O FC Porto, o Porto Canal e o seu colaborador foram condenados porque não agiram como jornalistas ou sequer divulgadores de informação, como chegaram a reclamar em tribunal. Não seleccionaram a informação, separando o trigo do joio, o que era criminalmente relevante do que era pessoal ou intransmissível, incluindo transacções com terceiros, não investigaram a veracidade de algumas alegadas irregularidades contidas na correspondência entre agentes do Benfica e limitaram-se a despejar pela janela mediática, na tv e na internet, sem qualquer filtro, alguns terabites de lixo informativo que, alegadamente, lhes tinha caído na secretária.
Agiram como vizinhas coscuvilheiras, tentando manchar a credibilidade de toda e qualquer pessoa ou instituição que tivesse interagido com o Benfica por mail electrónico, desde indivíduos desconhecidos a outros clubes e empresas, passando pela Igreja Católica, cujos sacerdotes se popularizaram, à voz do FC Porto, como símbolos do crime organizado.
Para os condenados, talvez dois milhões de euros fossem amendoins, nos tempos em que não estava em situação financeira periclitante sob apertada vigilância do fair-play financeiro da UEFA, como preço pela confirmação dos alegados crimes do rival a usar noutros processos.

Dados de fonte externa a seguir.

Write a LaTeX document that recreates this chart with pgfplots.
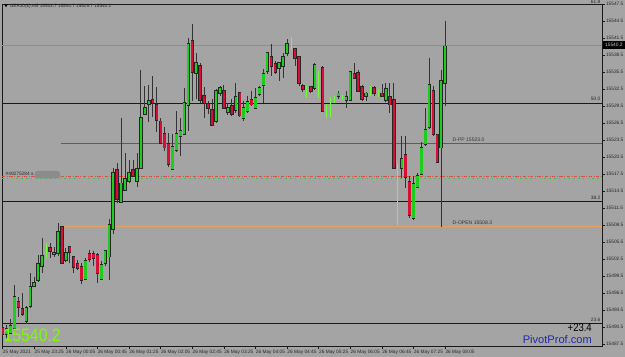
\documentclass[border=0pt]{standalone}
\usepackage{pgfplots}
\pgfplotsset{compat=1.18}
\usepackage{pgfplotstable}
\usepackage{fontspec}
\setmainfont{Liberation Sans}

\definecolor{bg}{RGB}{164,164,164}
\definecolor{bullc}{RGB}{30,205,30}
\definecolor{bearc}{RGB}{215,15,55}
\definecolor{dojic}{RGB}{110,255,60}
\definecolor{bidline}{RGB}{130,142,162}
\definecolor{ppline}{RGB}{50,90,220}
\definecolor{openline}{RGB}{232,160,95}
\definecolor{ordred}{RGB}{215,80,80}
\definecolor{ordgreen}{RGB}{80,185,80}
\definecolor{bigtxt}{RGB}{124,252,0}
\definecolor{pivblue}{RGB}{30,40,175}
\definecolor{blurbox}{RGB}{140,140,140}
\definecolor{tagtxt}{RGB}{200,200,200}

\newcommand{\tickfont}{\fontsize{3.6}{4.2}\selectfont}

\pgfplotsset{candle/.style={draw=none, no marks, forget plot, error bars/.cd, y dir=both, y explicit, error mark=none}}

\pgfplotstableread{
i O H L C
1 15489.3 15490.9 15488.6 15490.3
2 15489.6 15492.1 15489.3 15490.9
3 15490.3 15497.9 15489.8 15495.8
6 15491.7 15494.4 15491.2 15493.9
7 15494.2 15500.2 15494.0 15497.7
8 15497.9 15499.3 15497.6 15498.4
9 15498.8 15503.2 15498.4 15501.6
10 15501.4 15506.2 15500.0 15503.2
13 15503.6 15504.6 15502.9 15503.7
14 15503.6 15509.0 15503.2 15507.4
16 15502.3 15504.6 15502.0 15503.6
21 15499.2 15502.7 15499.0 15502.3
25 15499.0 15502.3 15498.8 15501.4
26 15501.8 15504.1 15501.4 15503.9
27 15503.0 15509.7 15498.8 15508.5
28 15508.0 15518.7 15507.1 15517.9
30 15512.6 15527.4 15512.4 15515.9
31 15514.9 15521.2 15514.7 15516.8
32 15516.3 15520.0 15515.9 15517.7
34 15516.3 15521.2 15515.2 15518.4
35 15518.7 15535.9 15518.6 15527.6
36 15528.3 15533.2 15528.1 15529.3
37 15529.9 15533.2 15526.7 15530.4
43 15518.4 15524.7 15518.2 15522.3
44 15521.9 15528.8 15521.6 15524.7
45 15524.4 15527.4 15520.7 15525.3
46 15524.7 15532.7 15524.6 15530.2
47 15529.9 15541.7 15525.3 15540.6
49 15535.3 15539.0 15530.9 15537.1
54 15526.9 15532.5 15526.5 15532.2
55 15531.8 15533.2 15531.4 15532.7
57 15528.6 15530.2 15528.1 15529.3
59 15528.8 15533.7 15528.4 15531.1
61 15527.4 15530.6 15527.0 15529.3
62 15528.8 15531.4 15528.4 15530.4
64 15529.3 15532.7 15529.2 15531.1
65 15531.8 15533.2 15531.4 15532.9
66 15533.4 15536.2 15530.2 15535.3
67 15535.7 15539.0 15535.3 15538.9
70 15536.2 15537.3 15534.1 15537.1
71 15536.7 15538.9 15534.6 15538.2
72 15538.9 15541.5 15538.5 15540.6
79 15532.7 15537.1 15532.3 15536.7
85 15531.3 15532.2 15530.9 15531.8
87 15530.7 15532.3 15529.3 15531.3
88 15530.7 15535.9 15530.6 15535.7
92 15531.3 15532.0 15530.4 15531.8
97 15530.7 15533.7 15530.4 15532.7
101 15518.7 15524.2 15516.8 15520.3
104 15509.9 15517.3 15509.6 15515.9
105 15515.4 15517.7 15515.2 15517.3
106 15517.7 15523.1 15517.3 15522.3
107 15522.8 15529.3 15522.6 15525.3
108 15525.8 15538.2 15525.6 15533.2
111 15522.3 15535.9 15508.2 15534.1
112 15533.7 15544.7 15529.7 15540.2
}\bulltab

\pgfplotstableread{
i O H L C
0 15490.3 15490.7 15489.1 15489.4
4 15494.9 15495.8 15492.3 15494.0
5 15493.7 15496.7 15492.6 15492.8
12 15504.4 15505.3 15502.7 15503.9
15 15508.3 15508.4 15501.8 15502.0
17 15504.6 15504.7 15502.0 15503.7
18 15503.0 15503.2 15500.2 15501.3
19 15501.6 15502.3 15500.6 15500.9
20 15501.3 15501.8 15498.1 15499.0
22 15503.4 15504.1 15502.0 15502.5
23 15503.4 15504.1 15501.4 15502.7
24 15503.2 15503.6 15498.3 15500.0
29 15518.4 15519.4 15512.4 15513.3
33 15518.4 15520.0 15517.0 15517.2
38 15530.7 15534.8 15527.6 15530.2
39 15529.9 15532.9 15524.9 15527.2
40 15526.9 15527.6 15523.0 15523.1
41 15524.7 15525.8 15521.7 15522.3
42 15522.8 15524.7 15518.7 15519.3
48 15541.2 15544.2 15530.6 15535.7
50 15536.7 15537.1 15530.2 15530.6
51 15531.3 15532.9 15527.4 15530.2
52 15529.9 15530.6 15528.3 15529.2
53 15528.8 15530.9 15526.2 15526.3
56 15532.2 15533.2 15529.2 15529.3
58 15529.7 15530.9 15527.9 15528.3
60 15531.8 15532.0 15527.6 15527.9
63 15530.7 15532.3 15529.7 15529.9
68 15538.2 15540.6 15535.0 15536.7
69 15537.1 15537.6 15535.3 15535.7
74 15539.7 15539.8 15536.7 15538.0
75 15538.3 15538.4 15533.2 15533.6
76 15533.2 15533.4 15532.0 15532.7
78 15532.9 15533.0 15532.0 15532.2
81 15536.2 15536.6 15528.5 15528.6
89 15535.3 15537.3 15534.4 15534.6
90 15535.3 15535.9 15532.0 15532.2
91 15532.9 15533.2 15530.4 15530.7
94 15532.7 15533.2 15531.4 15531.8
96 15531.8 15533.4 15531.1 15531.3
98 15531.3 15533.6 15528.3 15529.9
99 15530.7 15533.7 15518.4 15518.7
102 15520.9 15524.4 15515.2 15517.0
103 15516.3 15517.3 15509.9 15510.3
109 15532.3 15533.2 15524.4 15524.7
110 15524.4 15524.7 15519.5 15519.6
}\beartab

\pgfplotstableread{
i O H L C
11 15503.6 15505.3 15502.7 15503.6
73 15540.4 15541.7 15539.4 15540.4
77 15532.3 15533.2 15531.1 15532.3
80 15534.1 15535.9 15531.1 15534.1
82 15528.8 15530.0 15527.6 15528.8
83 15529.7 15531.1 15527.6 15529.7
84 15531.1 15531.4 15530.2 15531.1
86 15531.1 15531.6 15530.7 15531.1
93 15532.3 15533.2 15531.3 15532.3
95 15532.0 15532.7 15531.3 15532.0
100 15519.1 15519.4 15508.5 15519.1
}\dojitab

\begin{document}
\begin{tikzpicture}
\path[use as bounding box] (0,0) rectangle (468.75pt,267.75pt);
\fill[bg] (0,0) rectangle (468.75pt,267.75pt);
\begin{axis}[
  at={(1.5pt,8.25pt)}, anchor=south west,
  scale only axis, width=450pt, height=256.5pt,
  xmin=-0.15, xmax=151.7, ymin=15487.15, ymax=15547.55,
  axis line style={draw=black!90, line width=0.6pt},
  tick align=outside, major tick length=2.2pt,
  tick style={draw=black!90, line width=0.45pt},
  xtick pos=left, ytick pos=right, yticklabel pos=right,
  xtick={0,8,16,24,32,40,48,56,64,72,80,88,96,104,112},
  xticklabels={25 May 2021,25 May 23:25,26 May 00:05,26 May 00:45,26 May 01:25,26 May 02:05,26 May 02:45,26 May 03:25,26 May 04:05,26 May 04:45,26 May 05:25,26 May 06:05,26 May 06:45,26 May 07:25,26 May 08:05},
  xticklabel style={anchor=north west, inner sep=0.4pt, xshift=-0.3pt, font=\tickfont, text=black!85},
  ytick={15487.5,15490.5,15493.5,15496.5,15499.5,15502.5,15505.5,15508.5,15511.5,15514.5,15517.5,15520.5,15523.5,15526.5,15529.5,15532.5,15535.5,15538.5,15541.5,15544.5,15547.5},
  scaled y ticks=false,
  /pgf/number format/assume math mode=true,
  yticklabel style={anchor=west, inner sep=0.6pt, font=\tickfont, text=black!85, /pgf/number format/.cd, fixed, fixed zerofill, precision=1, 1000 sep={}},
]
% horizontal levels
\addplot[bidline, line width=0.5pt] coordinates {(-0.15,15540.2) (151.7,15540.2)};
\addplot[black!90, line width=0.6pt] coordinates {(-0.15,15530.05) (151.7,15530.05)};
\addplot[black!90, line width=0.6pt] coordinates {(-0.15,15512.7) (151.7,15512.7)};
\addplot[black!90, line width=0.6pt] coordinates {(-0.15,15491.2) (151.7,15491.2)};
\addplot[ppline, line width=0.6pt] coordinates {(14.8,15523.0) (151.7,15523.0)};
\addplot[openline, line width=0.75pt] coordinates {(14.8,15508.3) (151.7,15508.3)};
\addplot[ordgreen, line width=0.4pt, dash pattern=on 1.2pt off 2.4pt] coordinates {(-0.15,15516.8) (151.7,15516.8)};
\addplot[ordred, line width=0.75pt, dash pattern=on 2.6pt off 1.1pt on 0.7pt off 1.1pt] coordinates {(-0.15,15517.0) (151.7,15517.0)};
% wicks
\addplot[candle, error bar style={draw=black!80, line width=0.6pt}]
  table[x=i, y expr={(\thisrow{H}+\thisrow{L})/2}, y error expr={(\thisrow{H}-\thisrow{L})/2}] {\bulltab};
\addplot[candle, error bar style={draw=black!80, line width=0.6pt}]
  table[x=i, y expr={(\thisrow{H}+\thisrow{L})/2}, y error expr={(\thisrow{H}-\thisrow{L})/2}] {\beartab};
\addplot[candle, error bar style={draw=dojic, line width=0.65pt}]
  table[x=i, y expr={(\thisrow{H}+\thisrow{L})/2}, y error expr={(\thisrow{H}-\thisrow{L})/2}] {\dojitab};
% bodies: outline
\addplot[candle, error bar style={draw=black!85, line width=2.6pt}]
  table[x=i, y expr={(\thisrow{O}+\thisrow{C})/2}, y error expr={abs(\thisrow{C}-\thisrow{O})/2+0.17}] {\bulltab};
\addplot[candle, error bar style={draw=black!85, line width=2.6pt}]
  table[x=i, y expr={(\thisrow{O}+\thisrow{C})/2}, y error expr={abs(\thisrow{C}-\thisrow{O})/2+0.17}] {\beartab};
% bodies: fill
\addplot[candle, error bar style={draw=bullc, line width=1.7pt}]
  table[x=i, y expr={(\thisrow{O}+\thisrow{C})/2}, y error expr={abs(\thisrow{C}-\thisrow{O})/2}] {\bulltab};
\addplot[candle, error bar style={draw=bearc, line width=1.7pt}]
  table[x=i, y expr={(\thisrow{O}+\thisrow{C})/2}, y error expr={abs(\thisrow{C}-\thisrow{O})/2}] {\beartab};
\end{axis}
\begin{scope}[x=0.75pt,y=-0.75pt,yshift=267.75pt]
  \fill[black] (4,4.2) -- (8,4.2) -- (6,7.2) -- cycle;
  \node[anchor=base west, inner sep=0, font=\fontsize{3.5}{4}\selectfont, text=black!85] at (9.5,7.4) {GER30(€),M5 15533.7 15544.7 15529.7 15540.2};
  \node[anchor=south east, inner sep=0.3pt, font=\tickfont, text=black!85] at (601,3.8) {61.8};
  \node[anchor=south east, inner sep=0.3pt, font=\tickfont, text=black!85] at (601,101.5) {50.0};
  \node[anchor=south east, inner sep=0.3pt, font=\tickfont, text=black!85] at (601,200.5) {38.2};
  \node[anchor=south east, inner sep=0.3pt, font=\tickfont, text=black!85] at (601,322.5) {23.6};
  \node[anchor=south west, inner sep=0.3pt, font=\fontsize{3.8}{4.4}\selectfont, text=black!80] at (452,142.2) {D-PP 15523.0};
  \node[anchor=south west, inner sep=0.3pt, font=\fontsize{3.8}{4.4}\selectfont, text=black!80] at (452,225.7) {D-OPEN 15508.3};
  \node[anchor=south west, inner sep=0.3pt, font=\fontsize{3.6}{4.2}\selectfont, text=black!85] at (5,176.5) {\#49275284 s.};
  \fill[blurbox, rounded corners=1.5pt] (35,171) rectangle (60,178.5);
  \fill[black] (602.6,41) rectangle (625,49.5);
  \node[anchor=west, inner sep=0.3pt, font=\tickfont, text=tagtxt] at (604.5,45.3) {15540.2};
  \node[anchor=base west, inner sep=0, text=bigtxt, font=\fontsize{13.5}{14}\selectfont, xscale=0.88] at (3.3,341.7) {15540.2};
  \node[anchor=base east, inner sep=0, text=black, font=\fontsize{8.4}{9}\selectfont, xscale=0.85] at (592,332) {+23.4};
  \node[anchor=base east, inner sep=0, text=pivblue, font=\fontsize{8.3}{9}\selectfont] at (592,344) {PivotProf.com};
\end{scope}
\end{tikzpicture}
\end{document}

A diferença é que, a partir de agora, as alegadas provas, os conteúdos que o FC Porto não tinha o direito de divulgar sem autorização, ficam apenas na posse da Polícia Judiciária e do Ministério Público, longe do julgamento popular, a elas competindo exclusivamente avaliar se contêm ou indiciam comportamentos ilícitos do Benfica e dos seus dirigentes.
Como se percebeu hoje, é muito mais fácil provar o dolo de uma violação de correspondência privada do que a índole criminal de ser padre e rezar uma missa.